PROBLEM TO WORK ON
Copy every line with the string "this" in it.

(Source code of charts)
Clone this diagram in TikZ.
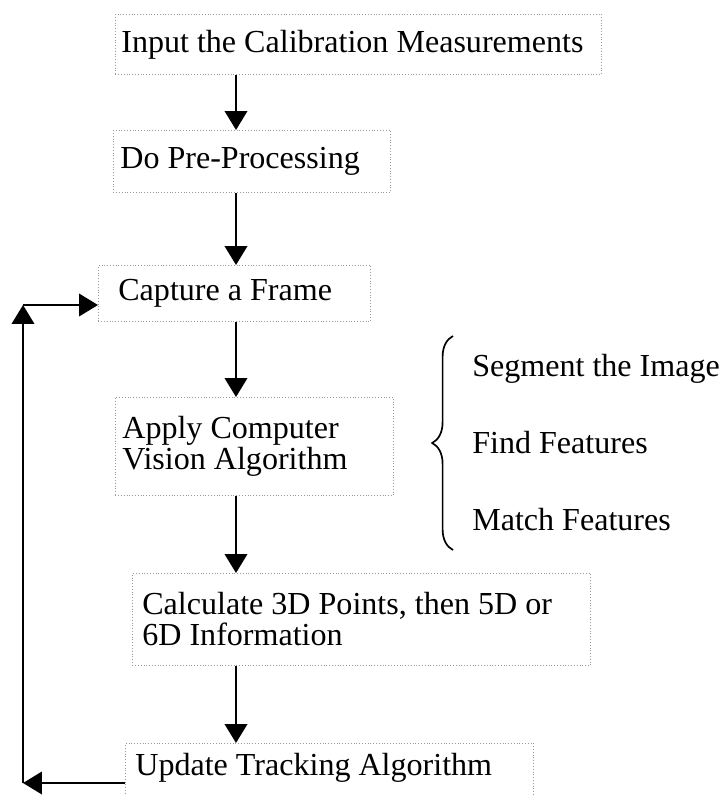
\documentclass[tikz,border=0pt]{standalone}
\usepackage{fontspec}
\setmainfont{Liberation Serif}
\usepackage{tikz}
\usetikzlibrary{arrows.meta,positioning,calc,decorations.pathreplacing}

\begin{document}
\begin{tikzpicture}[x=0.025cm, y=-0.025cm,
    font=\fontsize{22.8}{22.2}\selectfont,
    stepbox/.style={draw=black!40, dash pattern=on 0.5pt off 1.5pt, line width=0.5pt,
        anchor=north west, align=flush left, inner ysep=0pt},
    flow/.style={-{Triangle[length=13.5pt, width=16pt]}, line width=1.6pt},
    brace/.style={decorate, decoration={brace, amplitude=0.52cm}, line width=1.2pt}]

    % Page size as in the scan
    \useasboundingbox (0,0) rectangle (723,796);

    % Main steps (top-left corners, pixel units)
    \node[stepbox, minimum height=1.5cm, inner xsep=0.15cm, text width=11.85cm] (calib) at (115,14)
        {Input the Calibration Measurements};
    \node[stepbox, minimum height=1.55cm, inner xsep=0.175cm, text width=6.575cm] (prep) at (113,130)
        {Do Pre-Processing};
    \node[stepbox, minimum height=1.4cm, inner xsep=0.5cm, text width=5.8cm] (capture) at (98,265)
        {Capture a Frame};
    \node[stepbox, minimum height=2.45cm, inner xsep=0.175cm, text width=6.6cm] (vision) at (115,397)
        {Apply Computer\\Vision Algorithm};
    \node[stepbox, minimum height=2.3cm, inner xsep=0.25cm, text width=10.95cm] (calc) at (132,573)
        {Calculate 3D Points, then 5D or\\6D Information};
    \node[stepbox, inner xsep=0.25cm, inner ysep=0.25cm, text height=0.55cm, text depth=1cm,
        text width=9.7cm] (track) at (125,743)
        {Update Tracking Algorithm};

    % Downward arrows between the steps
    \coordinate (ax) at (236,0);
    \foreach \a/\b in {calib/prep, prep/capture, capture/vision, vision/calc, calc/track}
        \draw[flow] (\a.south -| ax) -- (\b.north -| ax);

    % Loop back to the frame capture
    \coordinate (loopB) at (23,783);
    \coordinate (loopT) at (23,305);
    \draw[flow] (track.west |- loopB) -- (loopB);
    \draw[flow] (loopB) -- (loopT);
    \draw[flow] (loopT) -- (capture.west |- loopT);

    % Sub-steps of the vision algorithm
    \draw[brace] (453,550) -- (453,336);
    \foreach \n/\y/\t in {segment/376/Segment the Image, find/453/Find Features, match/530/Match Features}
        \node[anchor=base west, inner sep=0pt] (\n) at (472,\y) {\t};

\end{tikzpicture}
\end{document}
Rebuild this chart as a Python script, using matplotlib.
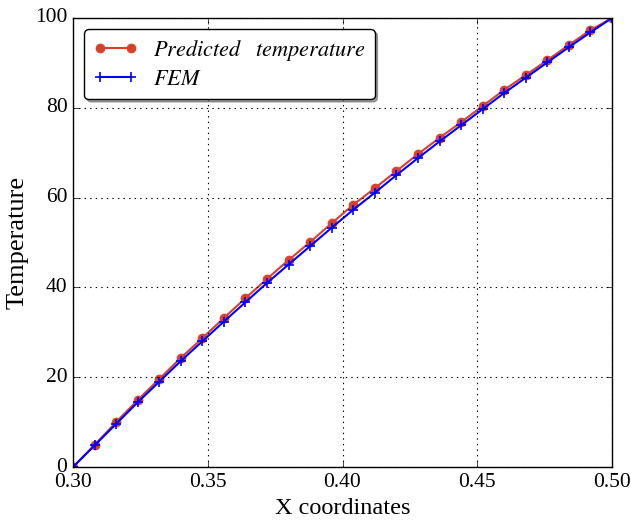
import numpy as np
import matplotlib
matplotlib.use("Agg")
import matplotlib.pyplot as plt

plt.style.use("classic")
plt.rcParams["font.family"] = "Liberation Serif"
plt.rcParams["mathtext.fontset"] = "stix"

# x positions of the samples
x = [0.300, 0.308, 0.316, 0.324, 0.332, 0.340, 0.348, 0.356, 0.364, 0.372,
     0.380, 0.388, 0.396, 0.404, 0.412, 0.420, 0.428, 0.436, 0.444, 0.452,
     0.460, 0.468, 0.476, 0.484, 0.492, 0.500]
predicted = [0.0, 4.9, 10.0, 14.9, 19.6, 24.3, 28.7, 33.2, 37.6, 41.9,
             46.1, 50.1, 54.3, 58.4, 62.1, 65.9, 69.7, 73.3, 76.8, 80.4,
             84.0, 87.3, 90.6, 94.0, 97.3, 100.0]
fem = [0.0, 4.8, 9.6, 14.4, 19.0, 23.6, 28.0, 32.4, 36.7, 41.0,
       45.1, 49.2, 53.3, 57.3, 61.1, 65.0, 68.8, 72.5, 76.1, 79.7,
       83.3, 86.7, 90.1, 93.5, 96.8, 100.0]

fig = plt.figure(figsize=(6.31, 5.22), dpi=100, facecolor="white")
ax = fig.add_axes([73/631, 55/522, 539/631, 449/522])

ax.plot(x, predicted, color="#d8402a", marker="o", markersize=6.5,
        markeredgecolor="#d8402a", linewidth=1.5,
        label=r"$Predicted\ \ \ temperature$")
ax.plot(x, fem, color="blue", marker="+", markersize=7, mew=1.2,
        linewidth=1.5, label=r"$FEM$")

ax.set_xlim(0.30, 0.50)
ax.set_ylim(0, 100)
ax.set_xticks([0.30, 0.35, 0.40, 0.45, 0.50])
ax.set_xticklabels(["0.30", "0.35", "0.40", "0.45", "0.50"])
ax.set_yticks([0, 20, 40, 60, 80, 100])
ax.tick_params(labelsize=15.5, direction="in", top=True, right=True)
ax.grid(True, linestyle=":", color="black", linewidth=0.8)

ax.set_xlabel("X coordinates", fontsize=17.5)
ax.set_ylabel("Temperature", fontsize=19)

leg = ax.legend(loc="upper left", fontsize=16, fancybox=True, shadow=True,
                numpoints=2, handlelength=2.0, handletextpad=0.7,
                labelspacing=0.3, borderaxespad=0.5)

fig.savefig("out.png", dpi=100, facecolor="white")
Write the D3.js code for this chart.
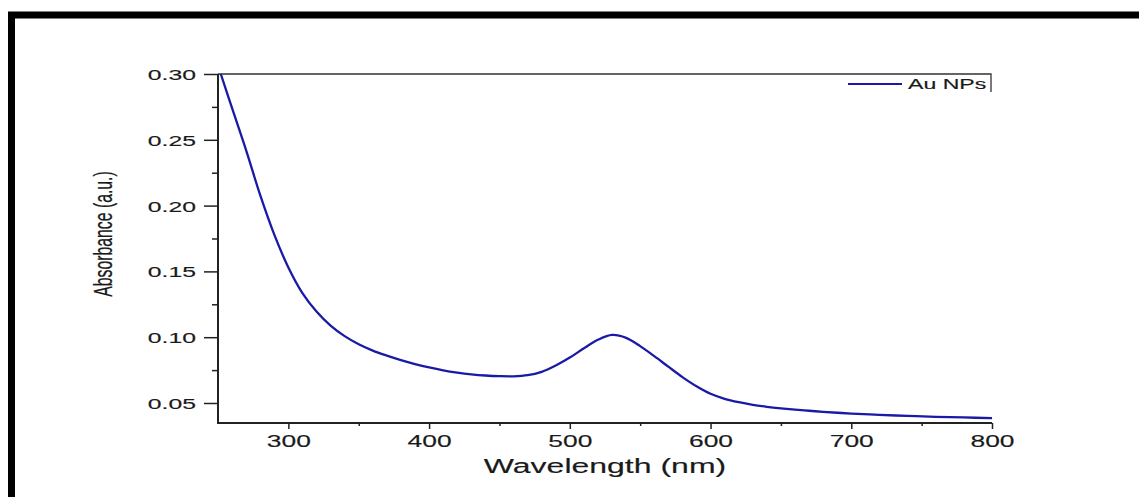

ANSWER TO THE EXERCISE
Clone this diagram in TikZ.
Rebuild this chart as a Python script, using matplotlib.
Write the D3.js code for this chart.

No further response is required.